Washington – The contractor that botched construction of a $75 million police academy in Baghdad, Iraq, so badly that human waste dripped from the ceilings has produced shoddy work on 13 out of 14 projects reviewed by federal auditors, the top official monitoring Iraq’s reconstruction told Congress on Thursday.
In a House hearing on what has gone wrong with reconstruction contracts in Iraq, Parsons Corp. quickly became the focus, taking bipartisan heat for its record of falling short on critical projects.
The Pasadena, Calif., company was supposed to build facilities at the heart of the $21 billion U.S.-led reconstruction program, including fire stations, border forts and health-care centers.
But inspectors have found a litany of flaws in the firm’s work.
A prison, the one project reviewed by auditors that was being constructed correctly, was taken away from Parsons before its completion because of escalating costs.
In a report released Thursday, inspectors found that the Baghdad Police College posed a health risk after feces and urine leaked through the ceilings of student barracks.

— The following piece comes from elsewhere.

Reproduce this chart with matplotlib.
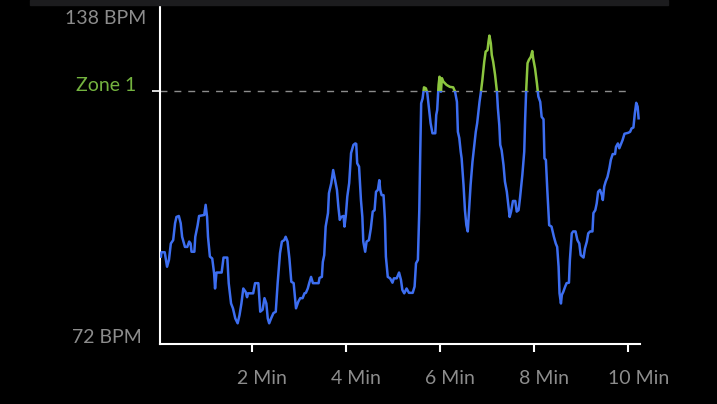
import matplotlib
matplotlib.use("Agg")
import matplotlib.pyplot as plt
from matplotlib.patches import Rectangle
from matplotlib.transforms import ScaledTranslation

# ---- data ----
minutes = [0.07, 0.08, 0.15, 0.20, 0.24, 0.28, 0.33, 0.37, 0.40, 0.45, 0.49, 0.52, 0.58, 0.63, 0.67, 0.70,
           0.72, 0.78, 0.80, 0.85, 0.88, 0.99, 1.02, 1.05, 1.07, 1.11, 1.16, 1.20, 1.22, 1.25, 1.36, 1.40,
           1.48, 1.51, 1.56, 1.60, 1.65, 1.70, 1.74, 1.78, 1.82, 1.87, 1.90, 1.92, 2.03, 2.07, 2.14, 2.18,
           2.23, 2.27, 2.31, 2.34, 2.37, 2.41, 2.46, 2.51, 2.55, 2.60, 2.64, 2.69, 2.72, 2.76, 2.80, 2.84,
           2.89, 2.94, 2.99, 3.03, 3.08, 3.12, 3.15, 3.19, 3.22, 3.26, 3.30, 3.42, 3.44, 3.49, 3.51, 3.54,
           3.57, 3.62, 3.64, 3.69, 3.73, 3.77, 3.81, 3.84, 3.87, 3.90, 3.95, 3.97, 4.00, 4.03, 4.07, 4.11,
           4.16, 4.20, 4.22, 4.24, 4.28, 4.32, 4.35, 4.37, 4.41, 4.44, 4.49, 4.53, 4.57, 4.61, 4.64, 4.68,
           4.71, 4.73, 4.76, 4.80, 4.83, 4.85, 4.89, 4.94, 4.99, 5.02, 5.08, 5.13, 5.17, 5.20, 5.24, 5.29,
           5.34, 5.42, 5.46, 5.49, 5.53, 5.56, 5.58, 5.60, 5.63, 5.66, 5.70, 5.73, 5.77, 5.80, 5.84, 5.90,
           5.92, 5.94, 5.97, 5.99, 6.02, 6.04, 6.07, 6.11, 6.14, 6.21, 6.28, 6.32, 6.36, 6.38, 6.41, 6.44,
           6.46, 6.50, 6.53, 6.56, 6.59, 6.62, 6.65, 6.69, 6.73, 6.76, 6.79, 6.84, 6.87, 6.90, 6.94, 6.97,
           7.01, 7.03, 7.05, 7.08, 7.10, 7.13, 7.17, 7.21, 7.23, 7.26, 7.28, 7.31, 7.35, 7.38, 7.42, 7.45,
           7.48, 7.51, 7.55, 7.60, 7.63, 7.67, 7.70, 7.75, 7.79, 7.81, 7.83, 7.86, 7.89, 7.93, 7.96, 7.98,
           8.02, 8.06, 8.09, 8.13, 8.16, 8.20, 8.22, 8.25, 8.28, 8.32, 8.37, 8.42, 8.46, 8.49, 8.52, 8.54,
           8.57, 8.59, 8.62, 8.66, 8.69, 8.74, 8.76, 8.80, 8.83, 8.88, 8.92, 8.96, 8.99, 9.05, 9.08, 9.12,
           9.15, 9.19, 9.24, 9.26, 9.30, 9.33, 9.36, 9.40, 9.44, 9.46, 9.49, 9.52, 9.56, 9.60, 9.63, 9.67,
           9.72, 9.74, 9.78, 9.81, 9.85, 9.88, 9.92, 10.00, 10.04, 10.07, 10.11, 10.14, 10.17, 10.20, 10.22]
bpm = [88.8, 89.7, 89.7, 86.7, 88.1, 91.5, 92.2, 95.7, 97.0, 97.2, 95.7, 92.9, 90.8, 90.8, 91.9, 91.5,
       89.8, 89.8, 92.9, 95.3, 97.2, 97.4, 99.5, 97.0, 92.9, 88.8, 88.4, 85.3, 82.2, 85.5, 85.5, 88.6,
       88.6, 83.3, 79.1, 78.1, 76.0, 75.0, 76.7, 79.1, 82.2, 81.5, 80.4, 81.2, 81.2, 83.3, 83.3, 77.4,
       77.8, 80.2, 79.1, 76.0, 75.0, 76.0, 77.1, 77.4, 83.3, 89.5, 91.9, 92.2, 92.9, 91.9, 88.4, 83.6,
       83.3, 78.1, 79.5, 80.2, 80.2, 81.2, 81.3, 82.2, 83.3, 84.6, 83.3, 83.3, 84.4, 84.6, 87.7, 89.1,
       95.0, 97.8, 101.9, 104.0, 106.7, 104.6, 102.6, 99.1, 96.4, 97.0, 97.2, 95.0, 97.4, 101.2, 104.0, 110.2,
       111.9, 112.2, 112.1, 108.1, 107.4, 100.5, 97.0, 91.9, 89.8, 91.9, 92.2, 94.6, 98.1, 98.4, 102.2, 102.6,
       104.6, 102.6, 101.5, 101.5, 96.4, 88.8, 84.6, 84.3, 83.4, 84.3, 84.3, 85.5, 84.0, 81.9, 81.2, 82.2,
       81.3, 81.3, 82.6, 87.4, 88.1, 98.4, 110.2, 120.5, 121.5, 123.8, 123.6, 122.6, 119.1, 116.4, 114.3, 114.3,
       118.1, 119.1, 124.3, 126.0, 122.9, 125.7, 125.0, 124.6, 124.3, 123.9, 123.8, 122.9, 120.8, 114.6, 113.3, 110.5,
       109.1, 103.6, 98.4, 95.3, 94.0, 98.8, 103.6, 108.4, 111.9, 114.6, 116.4, 120.8, 122.9, 125.3, 129.1, 131.2,
       131.5, 133.2, 134.5, 132.9, 130.5, 129.1, 126.4, 122.9, 119.5, 116.0, 111.9, 110.8, 107.7, 104.3, 102.2, 99.5,
       97.0, 98.1, 100.3, 100.3, 98.1, 98.4, 100.9, 105.7, 110.5, 117.4, 122.9, 128.8, 129.5, 130.1, 131.3, 129.8,
       127.7, 124.6, 121.9, 120.8, 117.7, 117.2, 109.1, 108.8, 102.6, 95.3, 95.0, 92.9, 91.5, 90.8, 86.7, 81.2,
       79.1, 80.9, 81.5, 82.6, 83.3, 83.4, 88.1, 93.6, 94.0, 94.0, 92.2, 91.5, 89.1, 88.6, 90.5, 91.9,
       93.6, 94.0, 94.0, 97.8, 98.4, 99.8, 102.2, 102.6, 101.5, 100.5, 103.3, 104.3, 105.3, 107.1, 108.8, 110.0,
       110.0, 111.5, 112.2, 111.2, 112.2, 112.9, 114.2, 114.4, 114.6, 115.3, 115.5, 118.4, 120.6, 119.8, 117.4]

x_ticks = [2, 4, 6, 8, 10]
x_tick_labels = ["2 Min", "4 Min", "6 Min", "8 Min", "10 Min"]
y_min_label, y_max_label = 72, 138
zone1 = 123
zone_label = "Zone 1"

# ---- style ----
BLUE = "#3d6ef0"
GREEN = "#8cc63f"
ZONE_TXT = "#74b33f"
GRAY_TXT = "#8c8c8c"
FONT = "Lato"
WEIGHT = "normal"

fig = plt.figure(figsize=(7.17, 4.04), dpi=100, facecolor="black")
fig.patches.append(Rectangle((30 / 717, 1 - 5 / 404), 638 / 717, 5 / 404,
                             transform=fig.transFigure, color="#1c1c1e", zorder=0))
ax = fig.add_axes([160 / 717, 60 / 404, 480 / 717, 339 / 404])
ax.set_facecolor("black")

xlim = (0.05, 10.25)
ylim = (70.72, 140.83)
ax.set_xlim(*xlim)
ax.set_ylim(*ylim)

for side in ("top", "right"):
    ax.spines[side].set_visible(False)
for side in ("left", "bottom"):
    ax.spines[side].set_color("white")
    ax.spines[side].set_linewidth(1.5)

# heart-rate line, blue below zone, green above
blue_line, = ax.plot(minutes, bpm, color=BLUE, lw=1.8, solid_joinstyle="round", zorder=3)
green_line, = ax.plot(minutes, bpm, color=GREEN, lw=1.8, solid_joinstyle="round", zorder=3)
below = Rectangle((xlim[0], ylim[0]), xlim[1] - xlim[0], zone1 - ylim[0], transform=ax.transData)
above = Rectangle((xlim[0], zone1), xlim[1] - xlim[0], ylim[1] - zone1, transform=ax.transData)
blue_line.set_clip_path(below)
green_line.set_clip_path(above)

# zone dashed line
ax.plot([xlim[0], 10.08], [zone1, zone1], color="#8c8c8c", lw=1.0,
        dashes=(5.0, 5.0), zorder=2)

# ticks
ax.set_xticks(x_ticks)
ax.set_xticklabels(x_tick_labels)
ax.tick_params(axis="x", colors="white", width=1.5, length=6, direction="out",
               labelcolor=GRAY_TXT, labelsize=14, pad=13)
shift = ScaledTranslation(10 / 100, 0, fig.dpi_scale_trans)
for lab in ax.get_xticklabels():
    lab.set_fontfamily(FONT)
    lab.set_fontweight(WEIGHT)
    lab.set_transform(lab.get_transform() + shift)
ax.set_yticks([zone1])
ax.set_yticklabels([""])
ax.tick_params(axis="y", colors="white", width=1.2, length=6, direction="out")

# y labels
ykw = dict(xycoords=("axes fraction", "data"), textcoords="offset points",
           ha="right", va="center", fontsize=14, fontfamily=FONT, fontweight=WEIGHT)
ax.annotate(f"{y_max_label} BPM", (0, y_max_label), xytext=(-10, 0), color=GRAY_TXT, **ykw)
ax.annotate(f"{y_min_label} BPM", (0, y_min_label), xytext=(-13.5, 0), color=GRAY_TXT, **ykw)
ax.annotate(zone_label, (0, zone1), xytext=(-17, 4), color=ZONE_TXT, **ykw)

fig.savefig("out.png", dpi=100, facecolor="black")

The facility, part of which will need to be demolished, also featured floors that heaved inches off the ground and a room where water dripped so heavily that it was known as “the rain forest.”
The academy was intended as a showcase for U.S. efforts to train Iraqi recruits who eventually are expected to take control of the nation’s security from the U.S. military.
But lawmakers said Thursday that they feared it will become a symbol of a different sort.
“This is the lens through which Iraqis will now see America,” said Rep. Henry Waxman, D-Calif. “Incompetence. Profiteering. Arrogance. And human waste oozing out of ceilings as a result.”
Stuart Bowen Jr., special inspector general for Iraq reconstruction, said the project failed in part because Parsons had fallen down in its responsibility to manage the work. “It boils down to a lack of oversight,” Bowen said.
His office will go back in the coming months to review all of Parsons’ work in Iraq, which totals about $1 billion.
Parsons senior vice president Earnest Robbins II acknowledged the police academy construction was unacceptable but told congressmen that poor work by Iraqi subcontractors, tight deadlines and a deteriorating security situation were to blame.
“We awarded over 1,700 subcontracts to Iraqi firms, and at the peak of construction we had over 11,000 Iraqis employed,” Robbins said. “Even the day-to- day oversight of those Iraqi subcontractors was, as a result of cost and security reasons, conducted almost entirely by Iraqis hired and trained by Parsons.”